CHALLENGES IN IMPLEMENTING DATA REFORMS

  • Institutional Resistance: Ministries may resist sharing data because of concerns regarding administrative control, jurisdictional autonomy, and bureaucratic inertia.
  • Capacity Constraints: Several departments lack trained personnel, technological infrastructure, and analytical capacity for implementing sophisticated data standards.
  • Privacy Concerns: Greater integration of databases raises concerns regarding data protection, digital surveillance, and misuse of personal information.
  • Federal Issues: Achieving harmonisation between Union and State governments remains difficult because of differing administrative capacities and priorities.
  • Cybersecurity Risks: Centralised repositories may become vulnerable to cyberattacks, requiring strong digital security architecture and governance safeguards.

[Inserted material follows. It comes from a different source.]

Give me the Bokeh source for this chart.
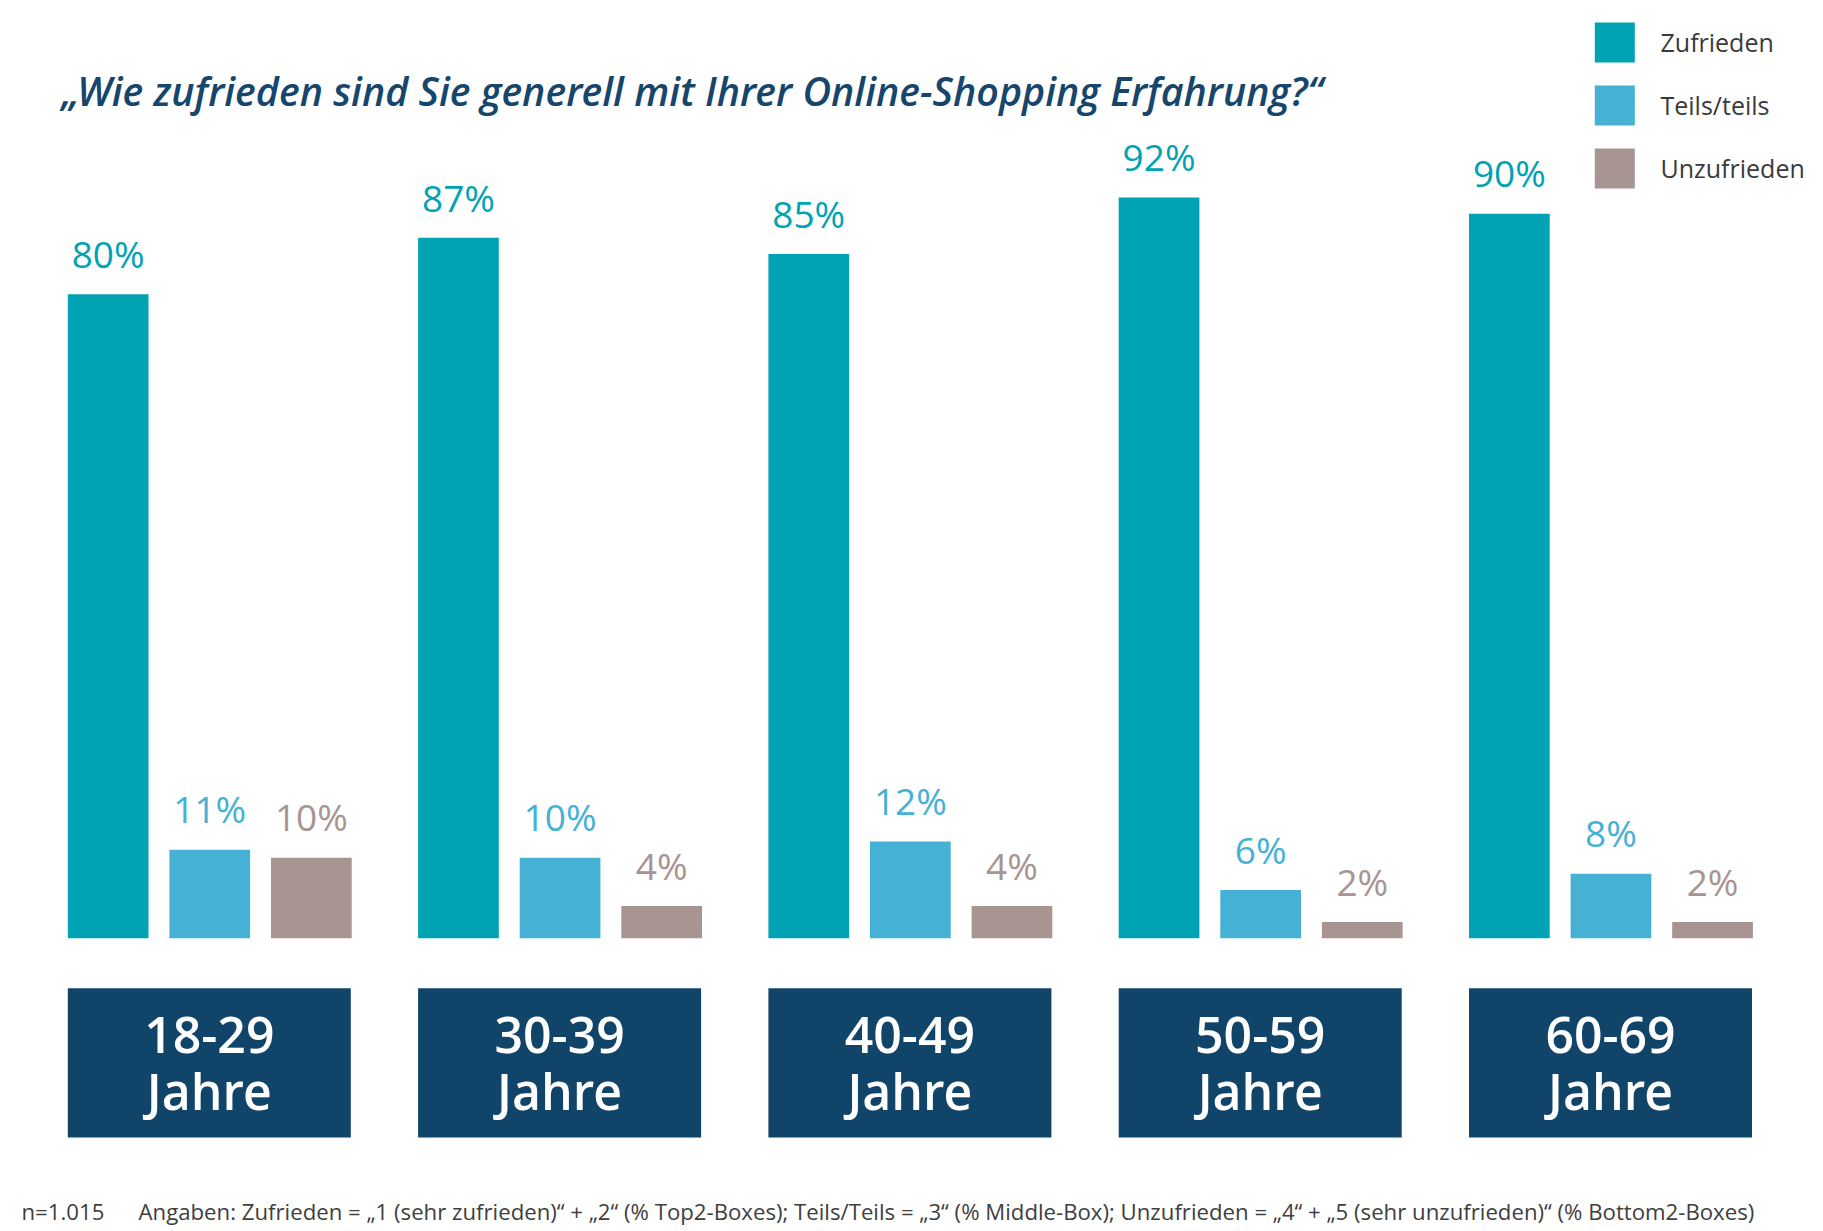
from bokeh.plotting import figure
from bokeh.models import Range1d, ColumnDataSource
from bokeh.core.properties import value
from bokeh.embed import file_html
from bokeh.resources import INLINE

# ---------------- data ----------------
categories = ["18-29", "30-39", "40-49", "50-59", "60-69"]
unit_label = "Jahre"
series_names = ["Zufrieden", "Teils/teils", "Unzufrieden"]
zufrieden = [80, 87, 85, 92, 90]
teils = [11, 10, 12, 6, 8]
unzufrieden = [10, 4, 4, 2, 2]
title_text = "\u201eWie zufrieden sind Sie generell mit Ihrer Online-Shopping Erfahrung?\u201c"
note_n = "n=1.015"
note_text = ("Angaben: Zufrieden = \u201e1 (sehr zufrieden)\u201c + \u201e2\u201c (% Top2-Boxes); "
             "Teils/Teils = \u201e3\u201c (% Middle-Box); Unzufrieden = \u201e4\u201c + "
             "\u201e5 (sehr unzufrieden)\u201c (% Bottom2-Boxes)")

# ---------------- styles / layout ----------------
colors = ["#00A3B4", "#45B1D4", "#A89490"]
navy = "#114469"
title_color = "#16466C"
FONT = value("Open Sans")
FONT_SB = value("Open Sans SemiBold")

W, H = 1821, 1229
BASE = 937.7      # pixel row of 0 %
PPU = 8.05        # pixels per percent


def Y(py):
    return (BASE - py) / PPU


def TY(py, size):
    # baseline pixel row -> data y, compensating the renderer's text offset
    return Y(py - (0.36 * size + 1.5))


p = figure(width=W, height=H, output_backend="svg", toolbar_location=None,
           x_range=Range1d(0, W), y_range=Range1d(Y(H), Y(0)),
           x_axis_type=None, y_axis_type=None, min_border=0,
           outline_line_color=None, background_fill_color="white",
           border_fill_color="white")
p.grid.visible = False

group_left0 = 67.3
group_pitch = 350.3
bar_pitch = 101.6
bar_w = 80.7
VAL_SIZE = 37
label_gap = (26 + 0.36 * VAL_SIZE + 1.5) / PPU

all_series = [zufrieden, teils, unzufrieden]
for k, vals in enumerate(all_series):
    xs = [group_left0 + g * group_pitch + bar_w / 2 + k * bar_pitch for g in range(len(categories))]
    src = ColumnDataSource(dict(x=xs, top=vals,
                                ly=[v + label_gap for v in vals],
                                lab=[f"{v}%" for v in vals]))
    p.vbar(x="x", top="top", bottom=0, width=bar_w, source=src,
           fill_color=colors[k], line_color=None)
    p.text(x="x", y="ly", text="lab", source=src, text_font=FONT,
           text_font_size=f"{VAL_SIZE}px", text_color=colors[k],
           text_align="center", text_baseline="alphabetic")

# category boxes
box_w = 283.0
cx = [group_left0 + g * group_pitch + box_w / 2 for g in range(len(categories))]
p.rect(x=cx, y=[(Y(987.7) + Y(1137)) / 2] * len(cx), width=box_w,
       height=Y(987.7) - Y(1137), fill_color=navy, line_color=None)
p.text(x=cx, y=[TY(1054, 50)] * len(cx), text=categories, text_font=FONT_SB,
       text_font_size="50px", text_color="white", text_align="center",
       text_baseline="alphabetic")
p.text(x=cx, y=[TY(1110, 50)] * len(cx), text=[unit_label] * len(cx), text_font=FONT_SB,
       text_font_size="50px", text_color="white", text_align="center",
       text_baseline="alphabetic")

# title
p.text(x=[61], y=[TY(106.7, 40)], text=[title_text], text_font=FONT_SB,
       text_font_style="italic", text_font_size="39.5px", text_color=title_color,
       text_align="left", text_baseline="alphabetic")

# legend
sq_cy = [42, 105, 168]
p.rect(x=[1614.3] * 3, y=[Y(c) for c in sq_cy], width=40, height=40 / PPU,
       fill_color=colors, line_color=None)
p.text(x=[1660] * 3, y=[TY(c + 10, 25) for c in sq_cy], text=series_names, text_font=FONT,
       text_font_size="25px", text_color="#3A3A3A", text_align="left",
       text_baseline="alphabetic")

# footnote
p.text(x=[21, 138], y=[TY(1220.5, 22.2)] * 2, text=[note_n, note_text], text_font=FONT,
       text_font_size="22.2px", text_color="#404040", text_align="left",
       text_baseline="alphabetic")

open("out.html", "w").write(file_html(p, INLINE))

WAY FORWARD FOR INDIA’S DATA GOVERNANCE

  •     Strengthen Authority: The India Data Management Office (IDMO) should receive statutory backing and enforcement powers for ensuring nationwide compliance with standards.
  •     Open Data Culture: Ministries must regularly publish updated datasets in accessible formats to encourage transparency, public participation, and accountability.
  •     Capacity Building: Government officials require training in data analytics, governance standards, and digital administration to improve implementation quality.
  •     Privacy Safeguards: Data governance reforms should align with robust privacy protection laws and ethical standards to maintain citizen trust.
  • Cooperative Federalism: Collaborative mechanisms between the Union and States are essential for building an integrated national data ecosystem.

CONCLUSION

India’s aspiration to become a technologically advanced and economically resilient nation depends significantly on the quality of its data governance architecture. Fragmented datasets, inconsistent standards, and weak interoperability undermine policymaking, fiscal efficiency, and democratic accountability. Data standardisation is not merely a technical reform but the foundation of effective governance, transparency, and evidence-based decision-making. Strengthening institutional mechanisms such as the India Data Management Office, building interoperable public databases, and promoting a culture of accountability can transform India’s governance ecosystem. A nation aspiring toward a $5 trillion economy, Digital India, and global leadership cannot afford fragmented and unreliable data systems.

SOURCE:

TH

MAINS PRACTICE QUESTION

“Data standardisation is the grammar of governance in the digital age.” Discuss the challenges associated with India’s fragmented data ecosystem and suggest measures to strengthen public data governance.